In a critique of urban art (baroque churches to subway graffiti), architecture (Renaissance obelisks to the Union Club and Le Corbusier), and the social rituals that take place around them, Sennett (Sociology/NYU) brings an immensely civilized perspective to the forms and patterns - the visual experiences - of cities, primarily New York City, interpreting how they shape, reflect, or, sadly, fail to reflect the human beings who build and use them. As in earlier works (e.g., The Uses of Disorder, 1970; The Fall of Public Man, 1977; Authority, 1980, and the novel Palais Royal, 1987), Sennett explores the creative and psychological possibilities and penalties of urban life.

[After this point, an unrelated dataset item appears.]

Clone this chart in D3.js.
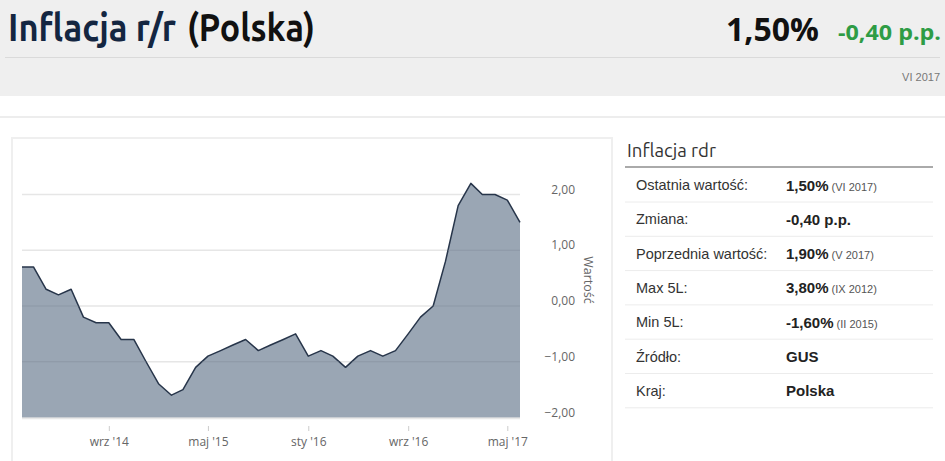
<!DOCTYPE html>
<html lang="pl">
<head>
<meta charset="utf-8">
<title>Inflacja r/r (Polska)</title>
<script src="https://cdn.jsdelivr.net/npm/d3@7"></script>
<style>
    body {margin: 0; background: #fff;}
    svg {display: block;}
    .axis text {font-family: "Open Sans", sans-serif; font-size: 12px; fill: #666;}
    .tbl {font-family: "Liberation Sans", Arial, sans-serif;}
    .ttl {font-family: Ubuntu, "Open Sans", sans-serif; font-size: 38px; font-weight: 600;}
</style>
</head>
<body>
<script>
// monthly CPI y/y, II 2014 - VI 2017
var months = [
    "2014-02","2014-03","2014-04","2014-05","2014-06","2014-07","2014-08","2014-09","2014-10","2014-11","2014-12",
    "2015-01","2015-02","2015-03","2015-04","2015-05","2015-06","2015-07","2015-08","2015-09","2015-10","2015-11","2015-12",
    "2016-01","2016-02","2016-03","2016-04","2016-05","2016-06","2016-07","2016-08","2016-09","2016-10","2016-11","2016-12",
    "2017-01","2017-02","2017-03","2017-04","2017-05","2017-06"
];
var values = [
    0.7, 0.7, 0.3, 0.2, 0.3, -0.2, -0.3, -0.3, -0.6, -0.6, -1.0,
    -1.4, -1.6, -1.5, -1.1, -0.9, -0.8, -0.7, -0.6, -0.8, -0.7, -0.6, -0.5,
    -0.9, -0.8, -0.9, -1.1, -0.9, -0.8, -0.9, -0.8, -0.5, -0.2, 0.0, 0.8,
    1.8, 2.2, 2.0, 2.0, 1.9, 1.5
];
var xTicks = ["2014-09", "2015-05", "2016-01", "2016-09", "2017-05"];
var yTicks = [-2, -1, 0, 1, 2];
var monthNames = ["sty","lut","mar","kwi","maj","cze","lip","sie","wrz","paź","lis","gru"];

var rowLabels = ["Ostatnia wartość:", "Zmiana:", "Poprzednia wartość:", "Max 5L:", "Min 5L:", "Źródło:", "Kraj:"];
var rowValues = ["1,50%", "-0,40 p.p.", "1,90%", "3,80%", "-1,60%", "GUS", "Polska"];
var rowDates  = ["(VI 2017)", "", "(V 2017)", "(IX 2012)", "(II 2015)", "", ""];

var w = 945, h = 461;
var parse = d3.timeParse("%Y-%m");
var data = months.map(function(m, i) { return {date: parse(m), value: values[i]}; });

var svg = d3.select("body").append("svg")
    .attr("width", w)
    .attr("height", h);

// header band
svg.append("rect").attr("x", 0).attr("y", 0).attr("width", w).attr("height", 96).attr("fill", "#efefef");
svg.append("line").attr("x1", 5).attr("x2", 940).attr("y1", 57.5).attr("y2", 57.5)
    .attr("stroke", "#dadada").attr("stroke-width", 1);
svg.append("rect").attr("x", 0).attr("y", 116).attr("width", w).attr("height", 2).attr("fill", "#ededed");

svg.append("text").attr("class", "ttl")
    .attr("x", 8).attr("y", 41)
    .attr("textLength", 168).attr("lengthAdjust", "spacingAndGlyphs")
    .attr("fill", "#142641").text("Inflacja r/r");
svg.append("text").attr("class", "ttl")
    .attr("x", 187).attr("y", 41)
    .attr("textLength", 128).attr("lengthAdjust", "spacingAndGlyphs")
    .attr("fill", "#111").text("(Polska)");

svg.append("text")
    .attr("x", 726).attr("y", 41)
    .attr("textLength", 93).attr("lengthAdjust", "spacingAndGlyphs")
    .style("font-family", "'Open Sans', sans-serif").style("font-size", "32px").style("font-weight", 700)
    .attr("fill", "#111").text("1,50%");
svg.append("text")
    .attr("x", 838).attr("y", 40)
    .attr("textLength", 103).attr("lengthAdjust", "spacingAndGlyphs")
    .style("font-family", "'Open Sans', sans-serif").style("font-size", "21px").style("font-weight", 700)
    .attr("fill", "#2e9c45").text("-0,40 p.p.");
svg.append("text")
    .attr("x", 940).attr("y", 81).attr("text-anchor", "end")
    .style("font-family", "'Liberation Sans', Arial, sans-serif").style("font-size", "11px")
    .attr("fill", "#777").text("VI 2017");

// chart box
svg.append("rect").attr("x", 12).attr("y", 138).attr("width", 600).attr("height", 340)
    .attr("fill", "#fff").attr("stroke", "#efefef").attr("stroke-width", 2);

var x = d3.scaleTime()
    .domain(d3.extent(data, function(d) { return d.date; }))
    .range([22, 520]);
var y = d3.scaleLinear()
    .domain([-2, 2])
    .range([417.5, 194.5]);

// gridlines
svg.append("g").selectAll("line")
    .data(yTicks)
    .enter().append("line")
    .attr("x1", 22).attr("x2", 520)
    .attr("y1", function(d) { return y(d); })
    .attr("y2", function(d) { return y(d); })
    .attr("stroke", "#e6e6e6").attr("stroke-width", 1.5);

var area = d3.area()
    .x(function(d) { return x(d.date); })
    .y0(y(-2))
    .y1(function(d) { return y(d.value); });
var line = d3.line()
    .x(function(d) { return x(d.date); })
    .y(function(d) { return y(d.value); });

svg.append("path").datum(data).attr("d", area).attr("fill", "#9aa6b4");
svg.append("path").datum(data).attr("d", line)
    .attr("fill", "none").attr("stroke", "#27354a").attr("stroke-width", 1.5)
    .attr("stroke-linejoin", "round");

// gridlines over the area (darker where it is covered)
svg.append("clipPath").attr("id", "area-clip")
    .append("path").datum(data).attr("d", area);
svg.append("g").selectAll("line")
    .data(yTicks.filter(function(d) { return d < 2 && d > -2; }))
    .enter().append("line")
    .attr("x1", 22).attr("x2", 520)
    .attr("y1", function(d) { return y(d); })
    .attr("y2", function(d) { return y(d); })
    .attr("stroke", "#7f8b9a").attr("stroke-width", 1).attr("stroke-opacity", 0.5)
    .attr("clip-path", "url(#area-clip)");
svg.append("line").attr("x1", 22).attr("x2", 520).attr("y1", y(-2) + 1).attr("y2", y(-2) + 1)
    .attr("stroke", "#e8e8e8").attr("stroke-width", 1.5);

// x axis
var xAxis = d3.axisBottom(x)
    .tickValues(xTicks.map(parse))
    .tickSize(5)
    .tickPadding(6)
    .tickFormat(function(d) {
        return monthNames[d.getMonth()] + " '" + d3.timeFormat("%y")(d);
    });
var gx = svg.append("g").attr("class", "axis").attr("transform", "translate(0,426)").call(xAxis);
gx.select(".domain").remove();
gx.selectAll(".tick line").attr("stroke", "#ccc");

// y axis (right)
svg.append("g").attr("class", "axis").selectAll("text")
    .data(yTicks)
    .enter().append("text")
    .attr("x", 575).attr("y", function(d) { return y(d) - 1; })
    .attr("text-anchor", "end")
    .text(function(d) { return d3.format(".2f")(d).replace(".", ",").replace("-", "\u2212"); });

svg.append("text")
    .attr("transform", "translate(584,280) rotate(90)")
    .attr("text-anchor", "middle")
    .style("font-family", "'Open Sans', sans-serif").style("font-size", "12.5px")
    .attr("fill", "#666").text("Wartość");

// right panel
svg.append("text")
    .attr("x", 627).attr("y", 157)
    .attr("textLength", 89).attr("lengthAdjust", "spacingAndGlyphs")
    .style("font-family", "Ubuntu, 'Open Sans', sans-serif").style("font-size", "19px")
    .attr("fill", "#333").text("Inflacja rdr");
svg.append("rect").attr("x", 625).attr("y", 166).attr("width", 308).attr("height", 2).attr("fill", "#aaa");

var rowY = d3.scaleLinear().domain([0, 1]).range([185, 219.3]);

var rows = svg.append("g").attr("class", "tbl").selectAll("g")
    .data(rowLabels)
    .enter().append("g")
    .attr("transform", function(d, i) { return "translate(0," + rowY(i) + ")"; });

rows.append("line")
    .attr("x1", 625).attr("x2", 933).attr("y1", 17).attr("y2", 17)
    .attr("stroke", "#ececec").attr("stroke-width", 1);
rows.append("text")
    .attr("x", 636).attr("y", 5)
    .style("font-size", "14.5px").attr("fill", "#333")
    .text(function(d) { return d; });
var vt = rows.append("text")
    .attr("x", 786).attr("y", 5.5)
    .attr("fill", "#222");
vt.append("tspan")
    .style("font-size", "15px").style("font-weight", 700)
    .text(function(d, i) { return rowValues[i]; });
vt.append("tspan")
    .style("font-size", "11px").attr("fill", "#555")
    .text(function(d, i) { return rowDates[i] ? " " + rowDates[i] : ""; });
</script>
</body>
</html>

In place of such dominant forms as the grid ("the geometry of power," disguising an inner emptiness) or the glass building (visibility that isolates), he proposes the Ideal City of Deconstruction, derived from Derrida's aesthetics - a city that celebrates differences, discontinuities, disorientation rather than serving as a refuge from them. The theory is like the steam in the Turkish Bath on the Lower East Side that this author deconstructs so skillfully: a pleasant obscuration. Sennett's strength is in his illustrative material-ranging, diverse, apt - from St. Augustine to James Baldwin, Adam Smith, Henry James, Balanchine, Allen Ginsberg, Sarah Bernhardt, and Hannah Arendt. The best parts are the autobiographical excursions up Third Avenue (pausing at an equestrian supply store politely selling whips to Connecticut matrons and the local S/M crowd) or among the peddlers of 14th Street, as Sennett savors and interprets a city he obviously loves. Provocative and learned - but such a visually oriented book suffers from lack of illustrations. (Kirkus Reviews)
Back cover copy
From the assembly halls of Athens to the Turkish baths of New York's Lower East Side, from eighteenth-century English gardens to the housing projects of Harlem--a study of the physical fabric of the city as a mirror of Western society and culture.